What are the causes of illegal logging?
Illegal logging occurs when timber is harvested, transported, processed, bought or sold in violation of national or international laws.
It is driven by demand for timber, paper and derivative products, including packaging.
Another cause of illegal logging is forest conversion. Forest conversion is the clearing of natural forests for other purposes, mainly agricultural, but also for mines, infrastructure or urbanisation. Nowadays, forest conversion in the largest cause of global deforestation.
However, the main causes of illegal logging around the world are a lack of clarity around forest ownership, poor forest governance and greed for easy gain.
Why is it important to fight illegal logging?
It is important to fight illegal logging because of the damage it inflicts on people, societies and the environment.
Illegal logging drives deforestation, biodiversity loss and climate change.
It can deprive forest communities of livelihoods, and the natural resources they rely on, and lead to human rights violations, unrest and violence .
Forests are essential for the earth’s natural support systems, and in helping us achieve the Paris Climate Agreement’s goal of limiting global warming to 1.5 degrees.
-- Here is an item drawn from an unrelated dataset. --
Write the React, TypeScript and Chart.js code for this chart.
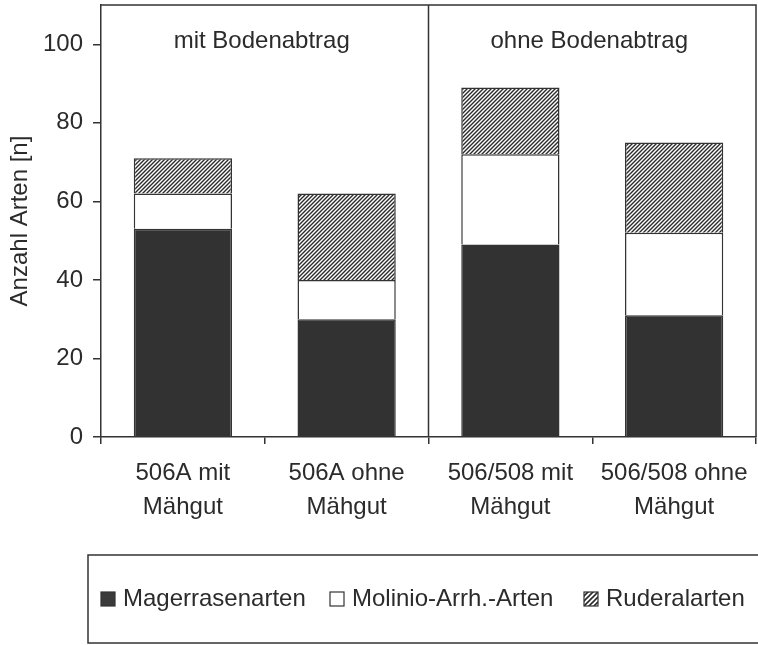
import React, { useEffect, useRef } from "react";
import { Chart, registerables } from "chart.js";

Chart.register(...registerables);

// ---- data ----
const categories: string[][] = [
  ["506A mit", "Mähgut"],
  ["506A ohne", "Mähgut"],
  ["506/508 mit", "Mähgut"],
  ["506/508 ohne", "Mähgut"],
];
const magerrasenarten: number[] = [53, 30, 49, 31];
const molinioArten: number[] = [9, 10, 23, 21];
const ruderalarten: number[] = [9, 22, 17, 23];
const seriesLabels: string[] = ["Magerrasenarten", "Molinio-Arrh.-Arten", "Ruderalarten"];
const groupLabels: string[] = ["mit Bodenabtrag", "ohne Bodenabtrag"];
const yTicks: number[] = [0, 20, 40, 60, 80, 100];
const yAxisTitle = "Anzahl Arten [n]";

const FONT = '"Liberation Sans", Arial, Helvetica, sans-serif';
const INK = "#2b2b2b";
const LINE = "#333333";
const DARK = "#323232";

function makeHatch(period: number, lw: number): CanvasPattern | string {
  const c = document.createElement("canvas");
  c.width = period;
  c.height = period;
  const g = c.getContext("2d");
  if (!g) return "#888";
  g.fillStyle = "#ffffff";
  g.fillRect(0, 0, period, period);
  g.strokeStyle = "#2a2a2a";
  g.lineWidth = lw;
  g.beginPath();
  g.moveTo(0, period);
  g.lineTo(period, 0);
  g.moveTo(-period, period);
  g.lineTo(period, -period);
  g.moveTo(0, 2 * period);
  g.lineTo(2 * period, 0);
  g.stroke();
  const p = g.createPattern(c, "repeat");
  return p || "#888";
}

export default function App() {
  const ref = useRef<HTMLCanvasElement | null>(null);

  useEffect(() => {
    if (!ref.current) return;
    const hatch = makeHatch(4, 1.4);
    const hatchLegend = makeHatch(5, 1.6);
    const fills: (string | CanvasPattern)[] = [DARK, "#ffffff", hatch];
    const legendFills: (string | CanvasPattern)[] = ["#3a3a3a", "#ffffff", hatchLegend];

    const decor = {
      id: "decor",
      afterDraw(chart: any) {
        const { ctx, chartArea: ca, scales } = chart;
        const x = scales.x;
        ctx.save();
        ctx.strokeStyle = LINE;
        ctx.lineWidth = 1.5;
        // top + right frame
        ctx.beginPath();
        ctx.moveTo(ca.left, ca.top);
        ctx.lineTo(ca.right, ca.top);
        ctx.lineTo(ca.right, ca.bottom);
        ctx.stroke();
        // divider between the two groups
        const div = (x.getPixelForValue(1) + x.getPixelForValue(2)) / 2;
        ctx.beginPath();
        ctx.moveTo(div, ca.top);
        ctx.lineTo(div, ca.bottom);
        ctx.stroke();
        // group titles
        ctx.font = `24px ${FONT}`;
        ctx.fillStyle = INK;
        ctx.textAlign = "center";
        ctx.textBaseline = "middle";
        groupLabels.forEach((g, i) => {
          const cx = (x.getPixelForValue(2 * i) + x.getPixelForValue(2 * i + 1)) / 2 - 3;
          ctx.fillText(g, cx, ca.top + 36);
        });
        // legend box
        ctx.strokeStyle = LINE;
        ctx.lineWidth = 1.5;
        ctx.strokeRect(88, 555, 720, 88);
        const starts = [101, 330, 584];
        const ly = 599;
        ctx.textAlign = "left";
        ctx.textBaseline = "middle";
        seriesLabels.forEach((lab, i) => {
          const sx = starts[i];
          ctx.fillStyle = legendFills[i];
          ctx.fillRect(sx, ly - 7, 14, 14);
          ctx.lineWidth = 1.2;
          ctx.strokeStyle = LINE;
          ctx.strokeRect(sx, ly - 7, 14, 14);
          ctx.fillStyle = INK;
          ctx.fillText(lab, sx + 22, ly);
        });
        ctx.restore();
      },
    };

    const seriesData = [magerrasenarten, molinioArten, ruderalarten];
    const chart = new Chart(ref.current, {
      type: "bar",
      data: {
        labels: categories,
        datasets: seriesLabels.map((lab, i) => ({
          label: lab,
          data: seriesData[i],
          backgroundColor: fills[i],
          borderColor: LINE,
          borderWidth: 1.5,
          barPercentage: 0.6,
          categoryPercentage: 1.0,
        })),
      },
      options: {
        responsive: false,
        animation: false,
        layout: { padding: { left: 0, right: 2, top: 5, bottom: 108 } },
        plugins: {
          legend: { display: false },
          tooltip: { enabled: false },
          title: { display: false },
        },
        scales: {
          x: {
            stacked: true,
            offset: true,
            grid: {
              offset: true,
              drawOnChartArea: false,
              drawTicks: true,
              tickLength: 7,
              color: LINE,
              lineWidth: 1.5,
            },
            border: { display: true, color: LINE, width: 1.5 },
            ticks: {
              color: INK,
              font: { family: FONT, size: 24, lineHeight: 1.42 },
              padding: 12,
              maxRotation: 0,
              minRotation: 0,
              autoSkip: false,
            },
            afterFit: (s: any) => {
              s.height = 100;
              s.paddingLeft = 0;
              s.paddingRight = 0;
            },
          },
          y: {
            stacked: true,
            min: 0,
            max: 110,
            afterBuildTicks: (s: any) => {
              s.ticks = yTicks.map((v) => ({ value: v }));
            },
            grid: {
              drawOnChartArea: false,
              drawTicks: true,
              tickLength: 8,
              color: LINE,
              lineWidth: 1.5,
            },
            border: { display: true, color: LINE, width: 1.5 },
            ticks: {
              color: INK,
              font: { family: FONT, size: 24 },
              padding: 10,
            },
            title: {
              display: true,
              text: yAxisTitle,
              color: INK,
              font: { family: FONT, size: 24 },
              padding: { top: 6, bottom: 0 },
            },
            afterFit: (s: any) => {
              s.width = 101;
              s.paddingTop = 0;
              s.paddingBottom = 0;
            },
          },
        },
      },
      plugins: [decor],
    });
    return () => chart.destroy();
  }, []);

  return (
    <div style={{ position: "absolute", left: 0, top: 0, width: 758, height: 645, background: "#fff" }}>
      <canvas ref={ref} width={758} height={645} style={{ display: "block" }} />
    </div>
  );
}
Both are endangered by illegal logging.
What are the solutions to stop illegal logging?
The way to address illegal logging is by tackling its root causes, which include corruption, power imbalances, a lack of clarity over land rights and the excessive influence of the timber industry and other groups with vested interests, over forest policies and legislation.
Solutions must centre on improving forest and land governance, respecting Indigenous Peoples’ land rights and developing processes in which government policies to halt deforestation are developed with a strong buy-in from local stakeholders (such as local communities, NGOs and the private sector).
What can the European Union do to stop illegal timber products to enter the EU market?
To stop illegal logging, in 2003 the European Union (EU) launched its flagship anti-illegal logging policy, the Forest Law Enforcement, Governance and Trade (FLEGT) Action Plan. It sets out a series of measures to end the scourge of illegal logging, including the EU Timber Regulation (EUTR), which requires companies to verify the legality of any timber products they import into the EU, and Voluntary Partnership Agreements (VPAs), which are timber trade deals the EU signs with forested countries.
FLEGT can make a real difference to communities trying to ensure they are recognised as the legal owners of the forests they live in and depend upon.